■ **The problem**
Filter the records below for the word "this". Copy each line that holds it.

■ **Recorded data**
[start]
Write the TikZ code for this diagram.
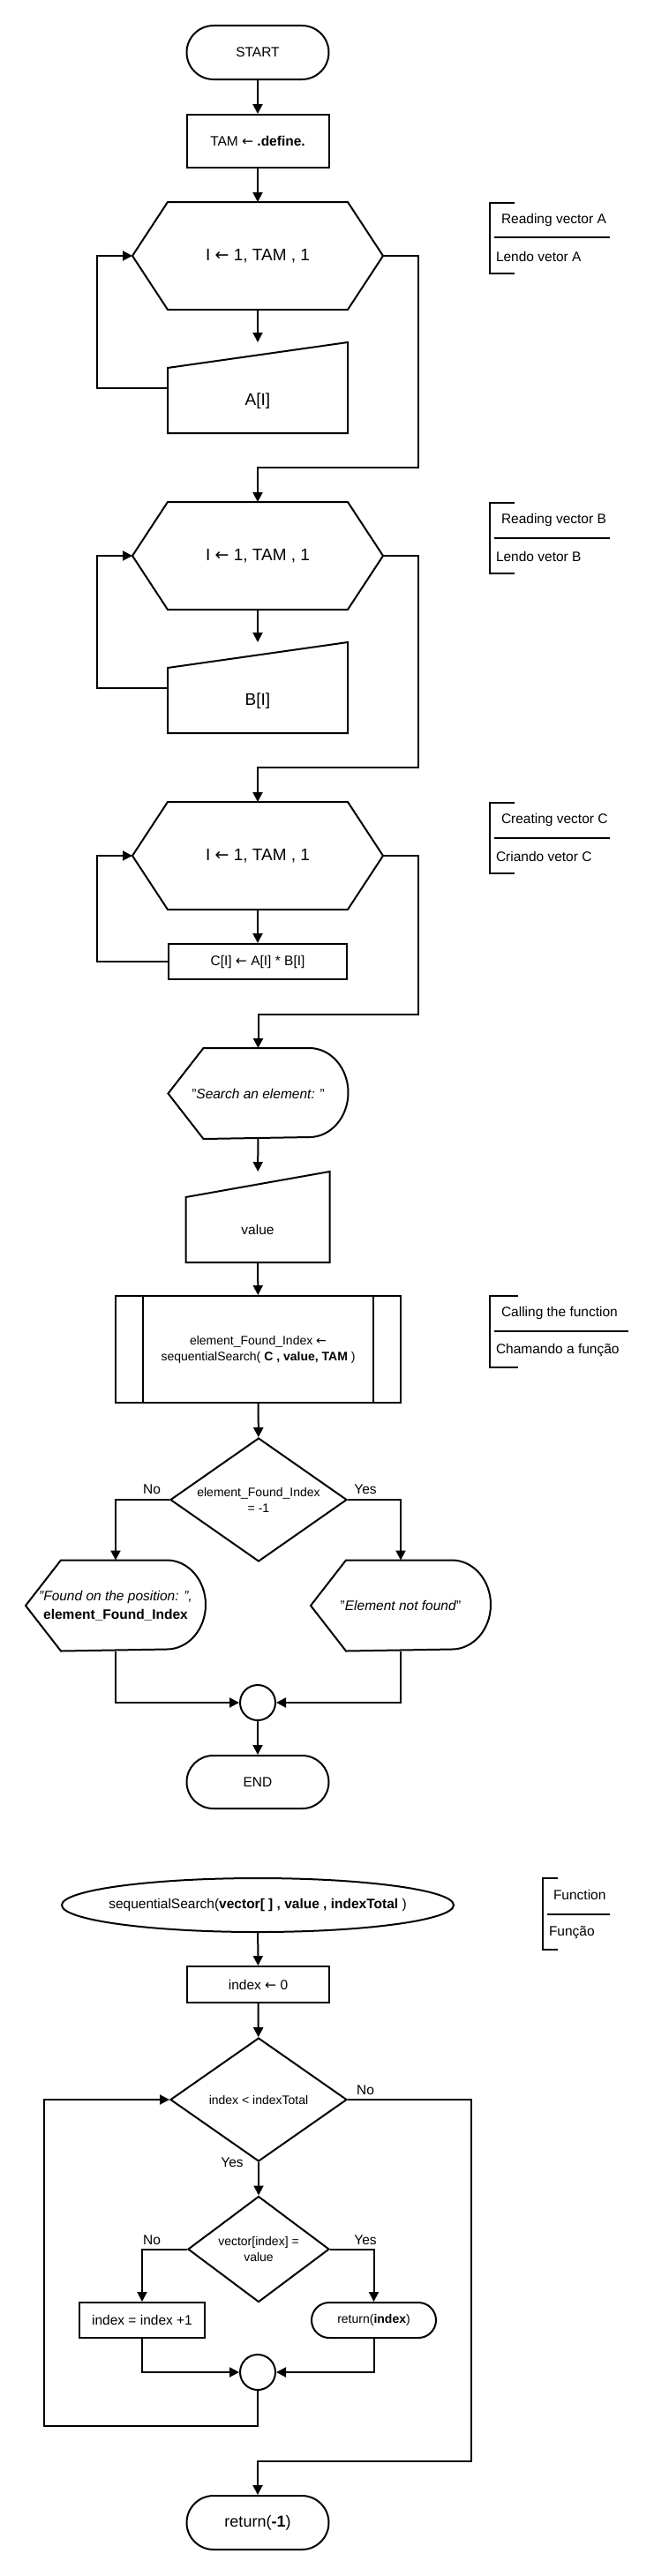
[end]
[start]
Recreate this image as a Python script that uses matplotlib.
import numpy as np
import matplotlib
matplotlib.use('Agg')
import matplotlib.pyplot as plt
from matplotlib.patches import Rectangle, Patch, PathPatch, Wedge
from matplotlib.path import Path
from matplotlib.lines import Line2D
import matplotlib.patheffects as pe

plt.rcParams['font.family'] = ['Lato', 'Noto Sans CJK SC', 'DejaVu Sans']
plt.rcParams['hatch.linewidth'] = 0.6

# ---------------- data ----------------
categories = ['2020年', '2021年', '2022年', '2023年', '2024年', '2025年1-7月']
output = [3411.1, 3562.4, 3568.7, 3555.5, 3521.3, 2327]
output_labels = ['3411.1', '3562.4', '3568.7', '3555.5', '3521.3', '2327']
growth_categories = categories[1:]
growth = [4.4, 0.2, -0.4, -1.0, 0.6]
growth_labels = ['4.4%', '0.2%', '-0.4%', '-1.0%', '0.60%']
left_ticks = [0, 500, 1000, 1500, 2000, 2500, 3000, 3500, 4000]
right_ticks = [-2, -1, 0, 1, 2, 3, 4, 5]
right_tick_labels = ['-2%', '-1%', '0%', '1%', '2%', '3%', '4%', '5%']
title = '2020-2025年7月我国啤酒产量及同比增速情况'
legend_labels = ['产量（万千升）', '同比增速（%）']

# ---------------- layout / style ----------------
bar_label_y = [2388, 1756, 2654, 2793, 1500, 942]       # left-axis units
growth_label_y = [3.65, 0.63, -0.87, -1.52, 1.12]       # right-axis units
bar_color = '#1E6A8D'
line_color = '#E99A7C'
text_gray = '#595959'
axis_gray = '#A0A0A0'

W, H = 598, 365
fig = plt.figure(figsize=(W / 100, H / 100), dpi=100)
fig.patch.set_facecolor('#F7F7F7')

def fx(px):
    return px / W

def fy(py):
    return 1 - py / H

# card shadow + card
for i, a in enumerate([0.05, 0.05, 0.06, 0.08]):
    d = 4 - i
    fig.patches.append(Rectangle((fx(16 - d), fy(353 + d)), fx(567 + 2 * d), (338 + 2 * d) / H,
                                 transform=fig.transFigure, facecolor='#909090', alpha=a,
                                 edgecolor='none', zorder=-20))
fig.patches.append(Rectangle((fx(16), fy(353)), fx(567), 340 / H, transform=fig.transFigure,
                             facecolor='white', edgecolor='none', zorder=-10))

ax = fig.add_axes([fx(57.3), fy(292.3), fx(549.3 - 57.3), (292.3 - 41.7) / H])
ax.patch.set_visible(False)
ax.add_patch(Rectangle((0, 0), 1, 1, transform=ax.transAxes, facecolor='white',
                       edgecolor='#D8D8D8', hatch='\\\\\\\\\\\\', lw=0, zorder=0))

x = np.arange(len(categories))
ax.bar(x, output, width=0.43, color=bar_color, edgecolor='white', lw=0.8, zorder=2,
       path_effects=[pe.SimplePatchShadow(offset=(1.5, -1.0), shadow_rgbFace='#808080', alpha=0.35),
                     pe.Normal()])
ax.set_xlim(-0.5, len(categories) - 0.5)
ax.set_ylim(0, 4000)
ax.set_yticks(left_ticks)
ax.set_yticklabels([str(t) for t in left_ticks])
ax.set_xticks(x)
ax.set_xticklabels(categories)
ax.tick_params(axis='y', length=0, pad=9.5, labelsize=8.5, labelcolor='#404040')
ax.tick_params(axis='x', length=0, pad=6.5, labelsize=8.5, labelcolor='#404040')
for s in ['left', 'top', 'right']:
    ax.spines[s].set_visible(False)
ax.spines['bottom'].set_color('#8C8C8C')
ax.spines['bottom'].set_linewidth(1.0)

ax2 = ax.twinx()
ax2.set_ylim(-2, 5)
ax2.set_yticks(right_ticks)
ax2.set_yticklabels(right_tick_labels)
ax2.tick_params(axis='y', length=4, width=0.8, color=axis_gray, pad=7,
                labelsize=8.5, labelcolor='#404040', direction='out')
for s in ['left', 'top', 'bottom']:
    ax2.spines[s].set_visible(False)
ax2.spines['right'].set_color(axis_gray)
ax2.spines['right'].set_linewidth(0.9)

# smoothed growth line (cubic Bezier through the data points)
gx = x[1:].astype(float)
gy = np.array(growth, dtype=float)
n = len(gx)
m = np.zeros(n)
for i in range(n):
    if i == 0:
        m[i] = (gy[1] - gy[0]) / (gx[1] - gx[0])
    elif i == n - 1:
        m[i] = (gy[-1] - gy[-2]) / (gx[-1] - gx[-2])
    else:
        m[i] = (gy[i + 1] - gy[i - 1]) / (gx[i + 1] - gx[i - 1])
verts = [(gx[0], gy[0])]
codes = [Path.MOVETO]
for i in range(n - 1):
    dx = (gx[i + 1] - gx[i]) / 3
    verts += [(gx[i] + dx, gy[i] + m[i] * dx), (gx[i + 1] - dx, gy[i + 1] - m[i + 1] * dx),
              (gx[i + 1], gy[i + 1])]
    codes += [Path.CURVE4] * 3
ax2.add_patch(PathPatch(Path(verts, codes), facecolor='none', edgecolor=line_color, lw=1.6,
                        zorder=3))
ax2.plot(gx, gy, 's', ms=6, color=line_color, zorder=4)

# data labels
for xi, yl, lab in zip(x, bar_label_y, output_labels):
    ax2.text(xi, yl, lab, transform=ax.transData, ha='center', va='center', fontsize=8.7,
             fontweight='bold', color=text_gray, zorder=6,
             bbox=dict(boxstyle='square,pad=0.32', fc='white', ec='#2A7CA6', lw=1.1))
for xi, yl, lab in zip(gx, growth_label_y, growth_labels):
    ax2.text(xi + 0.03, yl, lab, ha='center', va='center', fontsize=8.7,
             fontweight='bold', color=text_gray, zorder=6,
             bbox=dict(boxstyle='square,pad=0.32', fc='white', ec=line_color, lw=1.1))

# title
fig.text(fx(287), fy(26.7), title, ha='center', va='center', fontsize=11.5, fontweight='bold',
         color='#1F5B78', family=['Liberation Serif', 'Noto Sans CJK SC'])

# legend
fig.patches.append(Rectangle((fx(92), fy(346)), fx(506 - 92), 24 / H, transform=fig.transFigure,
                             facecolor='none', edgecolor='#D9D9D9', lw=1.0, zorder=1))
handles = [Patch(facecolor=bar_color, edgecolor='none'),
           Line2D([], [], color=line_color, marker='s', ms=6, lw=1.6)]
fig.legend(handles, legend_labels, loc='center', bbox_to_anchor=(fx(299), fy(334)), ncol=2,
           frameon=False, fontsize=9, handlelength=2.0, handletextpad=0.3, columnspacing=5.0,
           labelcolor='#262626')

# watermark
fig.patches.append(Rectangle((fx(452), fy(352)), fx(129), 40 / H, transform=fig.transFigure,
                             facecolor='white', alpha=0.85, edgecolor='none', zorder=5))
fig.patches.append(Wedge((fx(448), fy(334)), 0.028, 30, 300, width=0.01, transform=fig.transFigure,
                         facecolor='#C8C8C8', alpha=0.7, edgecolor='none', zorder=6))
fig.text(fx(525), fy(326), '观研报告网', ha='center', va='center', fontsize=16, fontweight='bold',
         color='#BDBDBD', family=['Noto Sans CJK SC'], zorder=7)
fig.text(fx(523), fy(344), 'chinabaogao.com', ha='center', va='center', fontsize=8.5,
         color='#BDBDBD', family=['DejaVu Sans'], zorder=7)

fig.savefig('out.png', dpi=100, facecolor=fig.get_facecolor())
[end]
[start]
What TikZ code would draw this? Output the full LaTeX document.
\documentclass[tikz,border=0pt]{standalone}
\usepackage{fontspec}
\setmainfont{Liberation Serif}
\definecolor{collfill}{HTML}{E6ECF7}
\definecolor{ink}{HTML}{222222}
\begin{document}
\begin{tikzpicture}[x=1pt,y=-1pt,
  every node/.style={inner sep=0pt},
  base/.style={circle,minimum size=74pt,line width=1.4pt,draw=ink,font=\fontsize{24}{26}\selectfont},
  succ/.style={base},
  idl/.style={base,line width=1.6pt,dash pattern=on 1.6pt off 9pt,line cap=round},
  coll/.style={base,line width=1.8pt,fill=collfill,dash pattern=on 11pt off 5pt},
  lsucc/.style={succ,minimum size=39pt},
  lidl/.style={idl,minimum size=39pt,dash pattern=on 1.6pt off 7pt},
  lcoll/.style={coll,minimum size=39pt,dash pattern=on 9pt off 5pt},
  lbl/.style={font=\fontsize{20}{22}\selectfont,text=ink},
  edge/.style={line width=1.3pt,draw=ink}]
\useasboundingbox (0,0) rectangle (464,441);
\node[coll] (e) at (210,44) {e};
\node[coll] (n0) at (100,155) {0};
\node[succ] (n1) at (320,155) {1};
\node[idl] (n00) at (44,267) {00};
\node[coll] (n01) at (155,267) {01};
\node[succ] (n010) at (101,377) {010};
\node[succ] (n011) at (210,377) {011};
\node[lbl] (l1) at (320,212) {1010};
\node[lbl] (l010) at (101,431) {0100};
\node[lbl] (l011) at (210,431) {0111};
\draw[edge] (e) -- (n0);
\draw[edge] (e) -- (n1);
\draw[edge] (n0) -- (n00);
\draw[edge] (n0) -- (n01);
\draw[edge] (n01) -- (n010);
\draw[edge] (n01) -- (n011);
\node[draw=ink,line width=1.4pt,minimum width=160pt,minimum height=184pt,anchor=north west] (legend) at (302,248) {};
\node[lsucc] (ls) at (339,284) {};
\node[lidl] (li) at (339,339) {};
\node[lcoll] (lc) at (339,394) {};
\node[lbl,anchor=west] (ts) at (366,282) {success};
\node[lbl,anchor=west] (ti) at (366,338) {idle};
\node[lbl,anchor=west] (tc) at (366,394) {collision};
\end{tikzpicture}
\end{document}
[end]
■ **Complete answer**
Write the TikZ code for this diagram.
Recreate this image as a Python script that uses matplotlib.
What TikZ code would draw this? Output the full LaTeX document.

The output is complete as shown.